**AVAILABLE RECORDS**
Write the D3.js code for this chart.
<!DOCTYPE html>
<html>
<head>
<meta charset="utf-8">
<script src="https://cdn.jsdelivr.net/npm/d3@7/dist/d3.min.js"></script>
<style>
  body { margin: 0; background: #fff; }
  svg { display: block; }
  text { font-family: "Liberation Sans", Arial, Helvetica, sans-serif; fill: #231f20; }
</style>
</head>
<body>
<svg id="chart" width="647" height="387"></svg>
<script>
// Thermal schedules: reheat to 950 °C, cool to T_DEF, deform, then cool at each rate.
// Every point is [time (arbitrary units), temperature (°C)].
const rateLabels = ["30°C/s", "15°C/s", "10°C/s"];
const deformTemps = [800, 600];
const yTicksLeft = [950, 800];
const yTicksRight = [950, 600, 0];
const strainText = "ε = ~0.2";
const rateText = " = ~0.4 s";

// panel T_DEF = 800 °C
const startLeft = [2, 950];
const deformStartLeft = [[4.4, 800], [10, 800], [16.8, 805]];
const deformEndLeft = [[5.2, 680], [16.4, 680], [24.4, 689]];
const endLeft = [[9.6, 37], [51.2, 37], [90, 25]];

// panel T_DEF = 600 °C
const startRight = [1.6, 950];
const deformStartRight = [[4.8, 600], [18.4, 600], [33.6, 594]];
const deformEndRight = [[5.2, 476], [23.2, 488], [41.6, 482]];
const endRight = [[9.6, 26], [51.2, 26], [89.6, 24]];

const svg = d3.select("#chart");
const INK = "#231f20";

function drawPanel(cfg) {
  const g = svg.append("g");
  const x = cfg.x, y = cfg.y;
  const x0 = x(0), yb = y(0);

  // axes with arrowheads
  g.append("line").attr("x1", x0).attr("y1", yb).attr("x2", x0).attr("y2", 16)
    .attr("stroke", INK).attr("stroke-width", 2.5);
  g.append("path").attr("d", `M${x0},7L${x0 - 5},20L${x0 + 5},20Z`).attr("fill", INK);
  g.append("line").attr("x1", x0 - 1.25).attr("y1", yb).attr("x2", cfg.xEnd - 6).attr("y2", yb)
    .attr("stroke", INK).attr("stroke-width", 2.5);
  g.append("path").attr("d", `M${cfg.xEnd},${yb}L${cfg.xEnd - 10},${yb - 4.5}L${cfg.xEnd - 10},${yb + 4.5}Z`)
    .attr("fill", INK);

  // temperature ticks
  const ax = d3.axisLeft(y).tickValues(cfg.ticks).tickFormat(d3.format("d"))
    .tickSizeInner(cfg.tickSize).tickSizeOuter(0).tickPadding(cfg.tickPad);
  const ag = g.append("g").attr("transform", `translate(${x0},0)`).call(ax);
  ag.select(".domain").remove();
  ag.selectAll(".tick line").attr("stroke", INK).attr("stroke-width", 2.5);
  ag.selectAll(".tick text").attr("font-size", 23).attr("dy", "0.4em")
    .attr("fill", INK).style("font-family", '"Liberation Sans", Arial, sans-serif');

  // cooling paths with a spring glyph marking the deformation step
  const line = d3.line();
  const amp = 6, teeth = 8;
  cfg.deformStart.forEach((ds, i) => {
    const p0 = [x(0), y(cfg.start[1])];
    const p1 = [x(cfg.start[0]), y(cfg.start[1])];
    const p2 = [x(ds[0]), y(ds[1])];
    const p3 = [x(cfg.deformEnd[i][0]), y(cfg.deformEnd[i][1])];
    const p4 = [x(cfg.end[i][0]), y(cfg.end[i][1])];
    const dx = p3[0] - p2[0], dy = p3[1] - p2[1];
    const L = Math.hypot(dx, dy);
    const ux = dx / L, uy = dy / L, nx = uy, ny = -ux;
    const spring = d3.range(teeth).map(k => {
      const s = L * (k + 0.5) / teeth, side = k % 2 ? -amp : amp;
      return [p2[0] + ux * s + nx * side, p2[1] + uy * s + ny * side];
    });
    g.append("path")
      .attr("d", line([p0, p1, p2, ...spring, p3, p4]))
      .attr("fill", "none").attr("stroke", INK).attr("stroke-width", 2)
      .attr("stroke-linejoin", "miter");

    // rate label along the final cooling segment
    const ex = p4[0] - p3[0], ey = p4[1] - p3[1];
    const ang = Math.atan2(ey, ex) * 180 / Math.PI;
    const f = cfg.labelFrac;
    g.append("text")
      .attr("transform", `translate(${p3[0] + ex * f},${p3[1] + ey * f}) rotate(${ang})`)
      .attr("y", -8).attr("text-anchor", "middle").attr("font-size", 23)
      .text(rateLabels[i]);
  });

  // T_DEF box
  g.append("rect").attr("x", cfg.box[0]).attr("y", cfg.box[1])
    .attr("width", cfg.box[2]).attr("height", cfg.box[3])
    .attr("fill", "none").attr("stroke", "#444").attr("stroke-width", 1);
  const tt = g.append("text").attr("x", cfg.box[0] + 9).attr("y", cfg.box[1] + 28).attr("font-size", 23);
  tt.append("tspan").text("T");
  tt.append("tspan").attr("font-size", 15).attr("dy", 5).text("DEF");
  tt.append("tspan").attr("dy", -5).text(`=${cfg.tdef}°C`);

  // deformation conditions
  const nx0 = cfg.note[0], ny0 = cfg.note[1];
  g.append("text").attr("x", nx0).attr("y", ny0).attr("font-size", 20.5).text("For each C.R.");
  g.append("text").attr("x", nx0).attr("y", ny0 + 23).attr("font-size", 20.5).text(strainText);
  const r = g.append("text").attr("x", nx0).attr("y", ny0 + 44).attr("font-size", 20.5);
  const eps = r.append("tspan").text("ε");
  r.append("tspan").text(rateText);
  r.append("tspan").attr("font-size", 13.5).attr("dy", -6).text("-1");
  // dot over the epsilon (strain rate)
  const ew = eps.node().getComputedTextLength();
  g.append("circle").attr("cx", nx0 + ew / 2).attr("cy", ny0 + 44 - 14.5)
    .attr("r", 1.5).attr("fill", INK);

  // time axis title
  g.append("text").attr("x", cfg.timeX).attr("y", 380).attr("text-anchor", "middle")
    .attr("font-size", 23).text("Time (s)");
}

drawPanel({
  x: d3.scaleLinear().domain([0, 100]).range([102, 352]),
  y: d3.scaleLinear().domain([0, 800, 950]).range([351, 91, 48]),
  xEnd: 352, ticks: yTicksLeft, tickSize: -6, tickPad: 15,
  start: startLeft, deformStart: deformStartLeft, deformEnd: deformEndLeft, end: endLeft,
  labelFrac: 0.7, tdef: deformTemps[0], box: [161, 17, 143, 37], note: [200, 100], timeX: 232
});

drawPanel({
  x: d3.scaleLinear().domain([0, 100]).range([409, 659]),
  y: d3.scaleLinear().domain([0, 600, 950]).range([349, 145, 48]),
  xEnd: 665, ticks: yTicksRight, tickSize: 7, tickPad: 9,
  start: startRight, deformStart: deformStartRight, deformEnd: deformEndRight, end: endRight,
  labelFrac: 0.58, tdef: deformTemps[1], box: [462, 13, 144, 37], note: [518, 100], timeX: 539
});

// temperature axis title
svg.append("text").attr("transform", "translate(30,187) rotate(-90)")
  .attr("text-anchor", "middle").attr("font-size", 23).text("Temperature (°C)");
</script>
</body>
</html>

---

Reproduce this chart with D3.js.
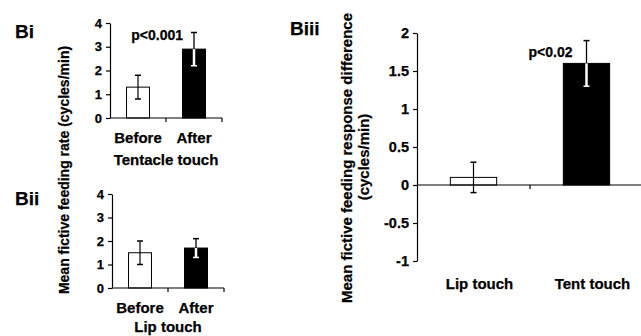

**WRITTEN TASK**
Collect the lines of the data that carry the word "with".

**WRITTEN SOLUTION**
  // axes with arrowheads
  // cooling paths with a spring glyph marking the deformation step
Reproduce this chart with D3.js.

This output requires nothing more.